Two very important things to keep in mind unless the goal is to kill yourself.
As I stood there, knuckles white from the death grip on that battered old 3-wood, never did it occur to me that what I was about to do was really, really dangerous. I distinctly remember swinging as hard as I could at that little tree, and for reasons that are still unknown to me, striking it with the shaft of the golf club instead of the club head.
The results were Darwin-award winning: the shaft -- predictably, in hindsight -- snapped. As luck would have it, the force of the swing caused the shaft to first wrap around the tree before breaking off. I was struck just above my left eyebrow by the club head (which was still attached snapped-in-half shaft) -- while I was still holding the other half of the club in my hands. And before I knew I'd been Mike Tyson-ed, I was stabbed in the left arm by the now razor-sharp shaft (conveniently located at the opposite end of the club head). This all happened in less than a second. In fact, I clearly remember two things: First, wondering why it suddenly got much brighter in my left eye. Second, noticing that I was bleeding like a stuck pig, but not quite sure where the blood was coming from because there was so much of it.
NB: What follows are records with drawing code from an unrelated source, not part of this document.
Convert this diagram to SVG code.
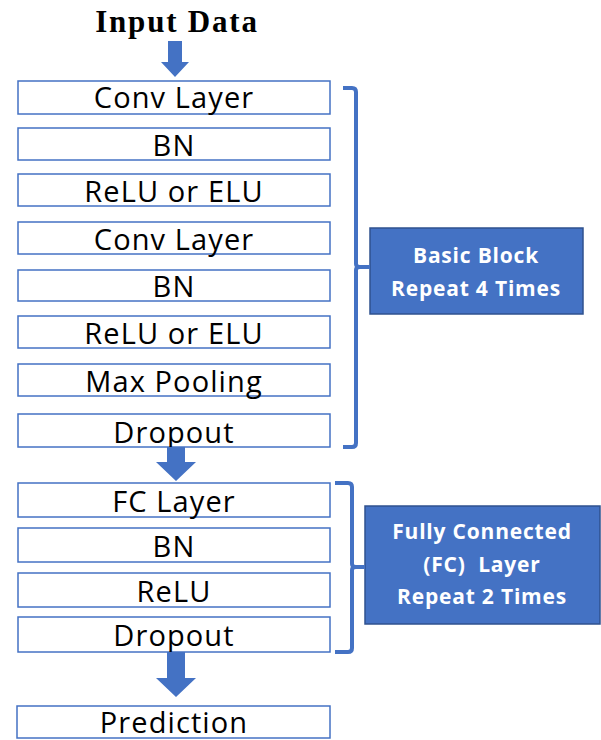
<svg xmlns="http://www.w3.org/2000/svg" width="601" height="740" viewBox="0 0 601 740">
<style>
.box{fill:#fff;stroke:#4472C4;stroke-width:1.5}
.t{font-family:"Open Sans","Liberation Sans",sans-serif;font-size:29px;letter-spacing:1.1px;fill:#000;text-anchor:middle}
.lbl{fill:#4472C4;stroke:#2F528F;stroke-width:1.5}
.lt{font-family:"Open Sans","Liberation Sans",sans-serif;font-size:21px;letter-spacing:0.8px;font-weight:bold;fill:#fff;text-anchor:middle}
.br{fill:none;stroke:#4472C4;stroke-width:4;stroke-linejoin:round}
.ar{fill:#4472C4}
</style>
<text x="177" y="32" font-family="Liberation Serif,serif" font-size="31" font-weight="bold" letter-spacing="1.8" text-anchor="middle">Input Data</text>
<g id="n1"><rect class="box" x="18" y="81" width="312" height="33"/><text class="t" x="174" y="108">Conv Layer</text></g>
<g id="n2"><rect class="box" x="18" y="128" width="312" height="32"/><text class="t" x="174" y="156">BN</text></g>
<g id="n3"><rect class="box" x="18" y="174" width="312" height="32"/><text class="t" x="174" y="202">ReLU or ELU</text></g>
<g id="n4"><rect class="box" x="18" y="222" width="312" height="32"/><text class="t" x="174" y="250">Conv Layer</text></g>
<g id="n5"><rect class="box" x="18" y="270" width="312" height="31"/><text class="t" x="174" y="297">BN</text></g>
<g id="n6"><rect class="box" x="18" y="316" width="312" height="32"/><text class="t" x="174" y="344">ReLU or ELU</text></g>
<g id="n7"><rect class="box" x="18" y="364" width="312" height="32"/><text class="t" x="174" y="392">Max Pooling</text></g>
<g id="n8"><rect class="box" x="18" y="414" width="312" height="33"/><text class="t" x="174" y="443">Dropout</text></g>
<g id="n9"><rect class="box" x="18" y="483" width="312" height="34"/><text class="t" x="174" y="512">FC Layer</text></g>
<g id="n10"><rect class="box" x="18" y="528" width="312" height="34"/><text class="t" x="174" y="557">BN</text></g>
<g id="n11"><rect class="box" x="18" y="573" width="312" height="34"/><text class="t" x="174" y="602">ReLU</text></g>
<g id="n12"><rect class="box" x="18" y="617" width="312" height="35"/><text class="t" x="174" y="646">Dropout</text></g>
<g id="n13"><rect class="box" x="17" y="706" width="313" height="32"/><text class="t" x="174" y="733">Prediction</text></g>
<g id="lbl1"><rect class="lbl" x="370" y="228" width="213" height="86"/><text class="lt" x="476" y="263">Basic Block</text><text class="lt" x="476" y="296">Repeat 4 Times</text></g>
<g id="lbl2"><rect class="lbl" x="365" y="506" width="235" height="118"/><text class="lt" x="482" y="539">Fully Connected</text><text class="lt" x="482" y="572" xml:space="preserve">(FC)  Layer</text><text class="lt" x="482" y="604">Repeat 2 Times</text></g>
<g id="connectors">
<polygon class="ar" points="168,41 182,41 182,62 189,62 175,77 161,62 168,62"/>
<polygon class="ar" points="167,447 185,447 185,462 196,462 176,481 156,462 167,462"/>
<polygon class="ar" points="167,652 185,652 185,678 196,678 176,697 156,678 167,678"/>
<path class="br" d="M343,88 L352,88 Q356,88 356,92 L356,264 Q356,267 360,267 L370,267 M360,267 Q356,267 356,270 L356,443 Q356,447 352,447 L343,447"/>
<path class="br" d="M335,483 L348,483 Q352,483 352,487 L352,564 Q352,567 356,567 L365,567 M356,567 Q352,567 352,570 L352,648 Q352,652 348,652 L335,652"/>
</g>
</svg>
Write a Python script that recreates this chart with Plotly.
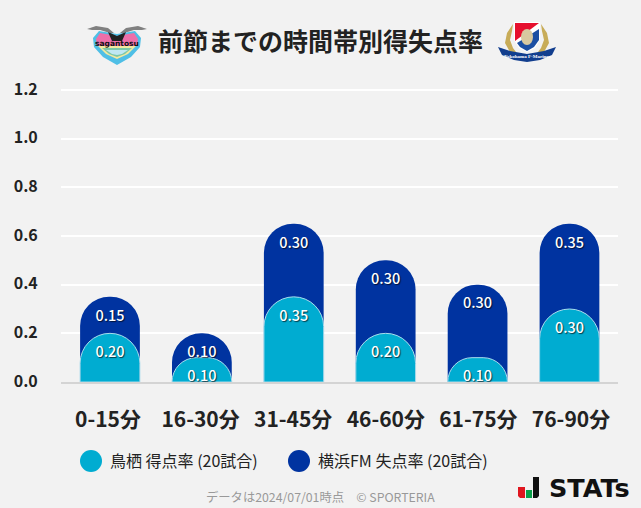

Things were much brighter because the club had smashed the left lens of my sunglasses ... right into my eyebrow. How I wasn't blinded, I'll never know. And I couldn't pinpoint the source of bleeding because I was a little dazed (apparently, taking a 150-mph club head off the noggin will do that), and because both my eyebrow and my arm were gushing blood.
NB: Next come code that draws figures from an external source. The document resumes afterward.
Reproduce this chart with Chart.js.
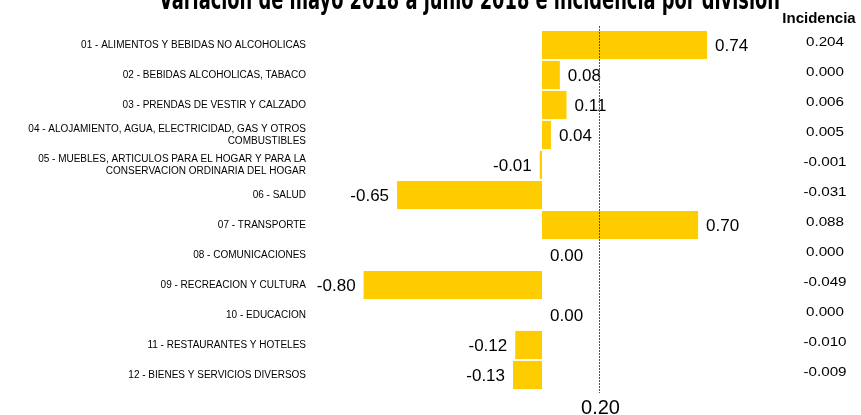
<!DOCTYPE html>
<html>
<head>
<meta charset="utf-8">
<script src="https://cdn.jsdelivr.net/npm/chart.js@4/dist/chart.umd.min.js"></script>
<style>
html,body{margin:0;padding:0;background:#fff;}
#c{display:block;}
</style>
</head>
<body>
<canvas id="c" width="861" height="415" style="width:861px;height:415px"></canvas>
<script>
const titleText = "Variacion de mayo 2018 a junio 2018 e incidencia por division";
const incidenceHeader = "Incidencia";
const categories = [
  "01 - ALIMENTOS Y BEBIDAS NO ALCOHOLICAS",
  "02 - BEBIDAS ALCOHOLICAS, TABACO",
  "03 - PRENDAS DE VESTIR Y CALZADO",
  ["04 - ALOJAMIENTO, AGUA, ELECTRICIDAD, GAS Y OTROS", "COMBUSTIBLES"],
  ["05 - MUEBLES, ARTICULOS PARA EL HOGAR Y PARA LA", "CONSERVACION ORDINARIA DEL HOGAR"],
  "06 - SALUD",
  "07 - TRANSPORTE",
  "08 - COMUNICACIONES",
  "09 - RECREACION Y CULTURA",
  "10 - EDUCACION",
  "11 - RESTAURANTES Y HOTELES",
  "12 - BIENES Y SERVICIOS DIVERSOS"
];
const variation = [0.74, 0.08, 0.11, 0.04, -0.01, -0.65, 0.70, 0.00, -0.80, 0.00, -0.12, -0.13];
const incidence = ["0.204", "0.000", "0.006", "0.005", "-0.001", "-0.031", "0.088", "0.000", "-0.049", "0.000", "-0.010", "-0.009"];
const referenceValue = 0.20;
const referenceLabel = "0.20";

const overlayPlugin = {
  id: 'overlay',
  afterDatasetsDraw(chart) {
    const ctx = chart.ctx;
    const ca = chart.chartArea;
    const meta = chart.getDatasetMeta(0);
    const yScale = chart.scales.y;
    ctx.save();
    // value labels
    ctx.font = '17px "Liberation Sans", Arial, sans-serif';
    ctx.fillStyle = '#000';
    ctx.textBaseline = 'middle';
    meta.data.forEach((bar, i) => {
      const v = variation[i];
      const txt = v.toFixed(2);
      if (v < 0) {
        ctx.textAlign = 'right';
        ctx.fillText(txt, bar.x - 8, bar.y + 1);
      } else {
        ctx.textAlign = 'left';
        ctx.fillText(txt, bar.x + 8, bar.y + 1);
      }
    });
    // incidence column (slightly widened Arial-like text)
    ctx.font = '13px "Liberation Sans", Arial, sans-serif';
    ctx.textAlign = 'center';
    incidence.forEach((t, i) => {
      const y = yScale.getPixelForValue(i);
      ctx.save();
      ctx.translate(825, y - 3);
      ctx.scale(1.17, 1);
      ctx.fillText(t, 0, 0);
      ctx.restore();
    });
    ctx.font = 'bold 15px "Liberation Sans", Arial, sans-serif';
    ctx.textBaseline = 'alphabetic';
    ctx.fillText(incidenceHeader, 819, 23);
    // reference line (secondary axis)
    const rx = Math.round(chart.scales.x2.getPixelForValue(referenceValue)) + 0.5;
    ctx.strokeStyle = '#008c00';
    ctx.lineWidth = 1;
    ctx.setLineDash([2, 1]);
    ctx.beginPath();
    ctx.moveTo(rx, ca.top - 4);
    ctx.lineTo(rx, ca.bottom + 3);
    ctx.stroke();
    ctx.setLineDash([]);
    ctx.font = '20px "Liberation Sans", Arial, sans-serif';
    ctx.fillStyle = '#000';
    ctx.textAlign = 'center';
    ctx.fillText(referenceLabel, rx + 1, ca.bottom + 24);
    // title (cut at top)
    ctx.font = 'bold 28px "Liberation Sans Narrow", "DejaVu Sans Condensed", sans-serif';
    ctx.textAlign = 'left';
    const w = ctx.measureText(titleText).width;
    const targetW = 621;
    ctx.translate(159, 9);
    ctx.scale(targetW / w, 1);
    ctx.fillText(titleText, 0, 0);
    ctx.restore();
  }
};

new Chart(document.getElementById('c'), {
  type: 'bar',
  data: {
    labels: categories,
    datasets: [{
      data: variation,
      backgroundColor: '#FFCC00',
      borderWidth: 0,
      barPercentage: 0.94,
      categoryPercentage: 1.0
    }]
  },
  options: {
    indexAxis: 'y',
    responsive: false,
    animation: false,
    devicePixelRatio: 1,
    layout: { padding: { top: 30, bottom: 25, right: 96, left: 0 } },
    plugins: { legend: { display: false }, tooltip: { enabled: false }, title: { display: false } },
    scales: {
      x: { min: -1, max: 1, display: false },
      x2: { type: 'linear', min: -0.55, max: 0.645, display: false, position: 'bottom' },
      y: {
        grid: { display: false, drawTicks: false },
        border: { display: false },
        ticks: {
          font: { family: '"Liberation Sans", Arial, sans-serif', size: 10 },
          color: '#000',
          padding: 13,
          autoSkip: false
        },
        afterFit(scale) { scale.width = 319; }
      }
    }
  },
  plugins: [overlayPlugin]
});
</script>
</body>
</html>
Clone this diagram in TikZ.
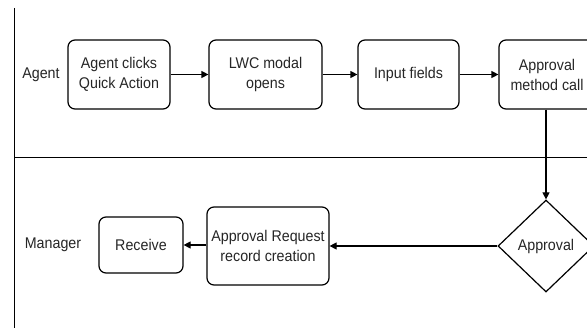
\documentclass[tikz,border=0pt]{standalone}
\usepackage{fontspec}
\setmainfont[FakeStretch=0.92]{Liberation Sans}
\usetikzlibrary{shapes.geometric,arrows.meta}
\begin{document}
\begin{tikzpicture}[x=1pt,y=-1pt,
  every node/.style={font=\fontsize{15.5}{20}\selectfont, text=black!85},
  proc/.style={draw, rounded corners=7pt, line width=1.2pt, align=center, inner sep=0pt},
  dec/.style={draw, diamond, line width=1.2pt, inner sep=0pt, minimum width=96pt, minimum height=92pt},
  flow/.style={line width=1.2pt, -{Triangle[length=7pt,width=7pt]}},
  lane/.style={line width=1pt}]
\useasboundingbox (0,0) rectangle (587,328);
\clip (0,0) rectangle (587,328);
\fill[white] (0,0) rectangle (587,328);
% lanes
\coordinate (vt) at (14,8);
\coordinate (vb) at (14,330);
\coordinate (hl) at (14,158);
\coordinate (hr) at (590,158);
\draw[lane] (vt) -- (vb);
\draw[lane] (hl) -- (hr);
\node (agent) at (41,75) {Agent};
\node (manager) at (53,245) {Manager};
% row 1
\node[proc, minimum width=102pt, minimum height=69pt] (a1) at (119,74.5) {Agent clicks\\Quick Action};
\node[proc, minimum width=113pt, minimum height=69pt] (a2) at (265.5,74.5) {LWC modal\\opens};
\node[proc, minimum width=101pt, minimum height=69pt] (a3) at (408.5,74.5) {Input fields};
\node[proc, minimum width=96pt, minimum height=69pt] (a4) at (547,74.5) {Approval\\method call};
% row 2
\node[dec] (d) at (546,246) {Approval};
\node[proc, minimum width=122pt, minimum height=78pt] (r) at (268,246) {Approval Request\\record creation};
\node[proc, minimum width=84pt, minimum height=56pt] (rc) at (141,245) {Receive};
% connectors
\draw[flow] (a1) -- (a2);
\draw[flow] (a2) -- (a3);
\draw[flow] (a3) -- (a4);
\draw[flow] (a4.south -| d.north) -- (d.north);
\draw[flow] (d.west) -- (r.east |- d.west);
\draw[flow] (r.west |- rc.east) -- (rc.east);
\end{tikzpicture}
\end{document}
Lucky for me, Chris knew first-aid and he had dealt with life-threatening situations in his rock-climbing experiences. I'm convinced that I would've died if he hadn't been there. (Obviously, I'm glad to still be alive. Partly because, well, I like life, but also because I would hate for my wife to have to explain to people that her husband was killed by a self-inflicted golf-club wound.) Chris, tied a tourniquet around my arm, had me hold a towel over my eye, put me in the cart, and we made our way back to the clubhouse.
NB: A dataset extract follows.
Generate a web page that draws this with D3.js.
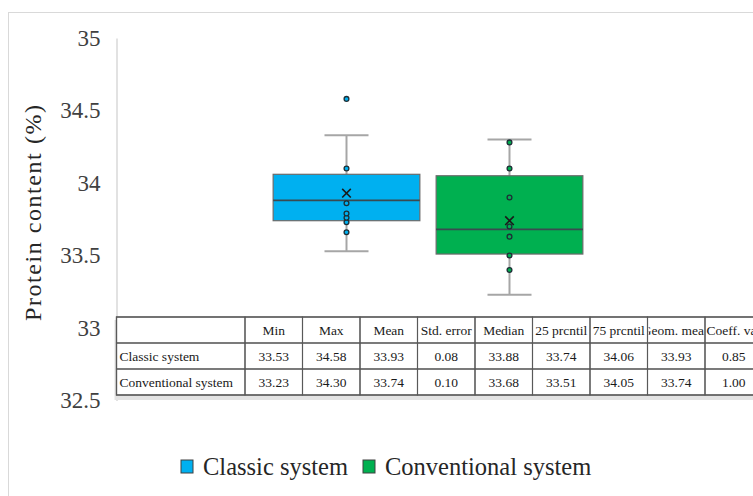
<!DOCTYPE html>
<html lang="en">
<head>
    <meta charset="UTF-8">
    <title>Protein content</title>
    <script src="https://cdn.jsdelivr.net/npm/d3@7"></script>
    <style>
        body {
            margin: 0;
            background: #ffffff;
        }

        svg {
            display: block;
            font-family: "Liberation Serif", "Times New Roman", serif;
        }
    </style>
</head>
<body>
<svg width="753" height="496"></svg>

<script>
    var seriesNames = ['Classic system', 'Conventional system'];
    var seriesColors = ['#00b0f0', '#00b050'];
    var q1 = [33.74, 33.51];
    var medians = [33.88, 33.68];
    var q3 = [34.06, 34.05];
    var whiskerLow = [33.53, 33.23];
    var whiskerHigh = [34.33, 34.30];
    var means = [33.93, 33.74];
    var points = [
        [33.66, 33.73, 33.76, 33.79, 33.86, 34.10, 34.58],
        [33.40, 33.50, 33.63, 33.70, 33.90, 34.10, 34.28]
    ];
    var yTicks = [32.5, 33, 33.5, 34, 34.5, 35];

    // statistics table
    var tableHeaders = ['', 'Min', 'Max', 'Mean', 'Std. error', 'Median', '25 prcntil', '75 prcntil', 'Geom. mean', 'Coeff. var'];
    var classicRow = ['Classic system', '33.53', '34.58', '33.93', '0.08', '33.88', '33.74', '34.06', '33.93', '0.85'];
    var conventionalRow = ['Conventional system', '33.23', '34.30', '33.74', '0.10', '33.68', '33.51', '34.05', '33.74', '1.00'];

    var svg = d3.select('svg');

    // chart area border
    svg.append('rect')
        .attr('x', 8.5)
        .attr('y', 12.5)
        .attr('width', 900)
        .attr('height', 700)
        .attr('fill', '#ffffff')
        .attr('stroke', '#d9d9d9');

    var y = d3.scaleLinear().domain([32.5, 35]).range([400.5, 38]);
    var x = d3.scaleBand().domain(seriesNames).range([265, 591]).paddingInner(0.1).paddingOuter(0.05);

    // y axis
    var yAxis = svg.append('g')
        .attr('transform', 'translate(116.5,0)')
        .call(d3.axisLeft(y).tickValues(yTicks).tickSize(0).tickPadding(16).tickFormat(d3.format('')));
    yAxis.attr('font-family', '"Liberation Serif", "Times New Roman", serif')
        .attr('font-size', 23);
    yAxis.select('.domain').attr('stroke', '#d9d9d9').attr('stroke-width', 1.5);
    yAxis.selectAll('text')
        .attr('fill', '#404040');

    svg.append('text')
        .attr('transform', 'translate(41,213) rotate(-90)')
        .attr('text-anchor', 'middle')
        .attr('fill', '#262626')
        .attr('textLength', 216)
        .attr('lengthAdjust', 'spacing')
        .style('font-size', '24px')
        .text('Protein content (%)');

    // boxes
    var boxes = svg.append('g').selectAll('g')
        .data(seriesNames)
        .enter()
        .append('g');

    boxes.each(function (name, i) {
        var g = d3.select(this);
        var cx = x(name) + x.bandwidth() / 2;
        var capW = 44;

        g.append('line')
            .attr('x1', cx).attr('x2', cx)
            .attr('y1', y(whiskerHigh[i])).attr('y2', y(whiskerLow[i]))
            .attr('stroke', '#a6a6a6').attr('stroke-width', 2);
        g.selectAll('.cap')
            .data([whiskerLow[i], whiskerHigh[i]])
            .enter()
            .append('line')
            .attr('class', 'cap')
            .attr('x1', cx - capW / 2).attr('x2', cx + capW / 2)
            .attr('y1', function (d) { return y(d); })
            .attr('y2', function (d) { return y(d); })
            .attr('stroke', '#a6a6a6').attr('stroke-width', 2);

        g.append('rect')
            .attr('x', x(name))
            .attr('y', y(q3[i]))
            .attr('width', x.bandwidth())
            .attr('height', y(q1[i]) - y(q3[i]))
            .attr('fill', seriesColors[i])
            .attr('stroke', '#6b6b6b')
            .attr('stroke-width', 1.2);

        g.append('line')
            .attr('x1', x(name)).attr('x2', x(name) + x.bandwidth())
            .attr('y1', y(medians[i])).attr('y2', y(medians[i]))
            .attr('stroke', '#3a4a50').attr('stroke-width', 1.6);

        g.selectAll('circle')
            .data(points[i])
            .enter()
            .append('circle')
            .attr('cx', cx)
            .attr('cy', function (d) { return y(d); })
            .attr('r', 2.4)
            .attr('fill', seriesColors[i])
            .attr('stroke', '#1d2f36')
            .attr('stroke-width', 1.3);

        g.append('path')
            .attr('transform', 'translate(' + cx + ',' + y(means[i]) + ')')
            .attr('d', d3.symbol(d3.symbolTimes).size(50))
            .attr('fill', 'none')
            .attr('stroke', '#1a1a1a')
            .attr('stroke-width', 1.6);
    });

    // table
    var tableRows = [tableHeaders, classicRow, conventionalRow];
    var tableLeft = 116.5, tableTop = 317, rowH = 26, firstColW = 128.5, colW = 57.5;

    function colX(c) {
        return c === 0 ? tableLeft : tableLeft + firstColW + (c - 1) * colW;
    }

    function colWidth(c) {
        return c === 0 ? firstColW : colW;
    }

    var tableW = firstColW + (tableHeaders.length - 1) * colW;
    var table = svg.append('g');
    var defs = svg.append('defs');

    table.append('rect')
        .attr('x', tableLeft - 2)
        .attr('y', tableTop + 3)
        .attr('width', tableW)
        .attr('height', rowH * 3 + 2)
        .attr('fill', '#e3e3e3');
    table.append('rect')
        .attr('x', tableLeft)
        .attr('y', tableTop)
        .attr('width', tableW)
        .attr('height', rowH * 3)
        .attr('fill', '#ffffff')
        .attr('stroke', '#595959')
        .attr('stroke-width', 1.3);

    tableRows.forEach(function (row, r) {
        row.forEach(function (cell, c) {
            var cx0 = colX(c), cy0 = tableTop + r * rowH;
            var id = 'cell' + r + '_' + c;
            defs.append('clipPath').attr('id', id)
                .append('rect')
                .attr('x', cx0 + 1).attr('y', cy0)
                .attr('width', colWidth(c) - 2).attr('height', rowH);
            table.append('rect')
                .attr('x', cx0).attr('y', cy0)
                .attr('width', colWidth(c)).attr('height', rowH)
                .attr('fill', 'none')
                .attr('stroke', '#595959')
                .attr('stroke-width', 1.1);
            table.append('text')
                .attr('clip-path', 'url(#' + id + ')')
                .attr('x', c === 0 ? cx0 + 3 : cx0 + colWidth(c) / 2)
                .attr('y', cy0 + rowH / 2)
                .attr('dy', '0.35em')
                .attr('text-anchor', c === 0 ? 'start' : 'middle')
                .attr('fill', '#1a1a1a')
                .style('font-size', '13.5px')
                .text(cell);
        });
    });

    // legend
    var legend = svg.append('g');
    var legendX = [181, 363];
    seriesNames.forEach(function (name, i) {
        legend.append('rect')
            .attr('x', legendX[i]).attr('y', 460)
            .attr('width', 12).attr('height', 13)
            .attr('fill', seriesColors[i])
            .attr('stroke', '#404040')
            .attr('stroke-width', 1);
        legend.append('text')
            .attr('x', legendX[i] + 22)
            .attr('y', 475)
            .attr('fill', '#262626')
            .style('font-size', '24.5px')
            .text(name);
    });
</script>

</body>
</html>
Things were going as well as you could expect given the circumstances, until the 16th hole. A man who looked to be in his 50s, retired, and enjoying a leisurely mid-week round of golf had positioned his cart right in the middle of the cart path while he putted out on the green. The cart was so strategically placed, there was no maneuvering around it. As Chris pulled up, the retiree looked up from his putt. Chris explained our predicament, and that we needed to get to a hospital.
"Just let me finish this hole and I'll move."
That's what the guy said. I'm not kidding. So while we waited for George Hamilton to wrap things I tried not to die. We eventually made it to the parking lot, and then the hospital. I ended up with something like 40 stitches, two beautiful scars, and a very valuable lesson: I suck at golf way too much to get so mad that I feel compelled to almost kill myself. The point: know your limitations, and stick to what you're good at.
I use this story to illustrate a larger point, one the Pittsburgh Steelers might be wise to heed: Don't try to make Ricardo Colclough into something he's not. Just like I'm not a slightly above-average golfer, Colclough is not an NFL punt returner. I have the physical scars to prove I'm nothing more than a wannabe hacker; Colclough has the mental scars -- and those hands -- to prove he's nothing more than a nickel back trying to win a job.
Even though it hasn't always been easy, I like Colclough. It's not his fault Bill Cowher threw him out there last year, setting him up to fail. And it's not his fault the new coaching staff is doing the same. Mike Tomlin is fond of saying that he wants to put players in position to make plays. Unless the play is "muffed punt to lose the game" there is no reason to have Colclough on the return team. It doesn't benefit him, it doesn't benefit the special teams, and ultimately, it doesn't benefit the Steelers. If it takes me almost dying at ... well, my own hands to make this point clear, then it was worth it. Remember, those that don't learn from history are doomed to repeat it. Or something.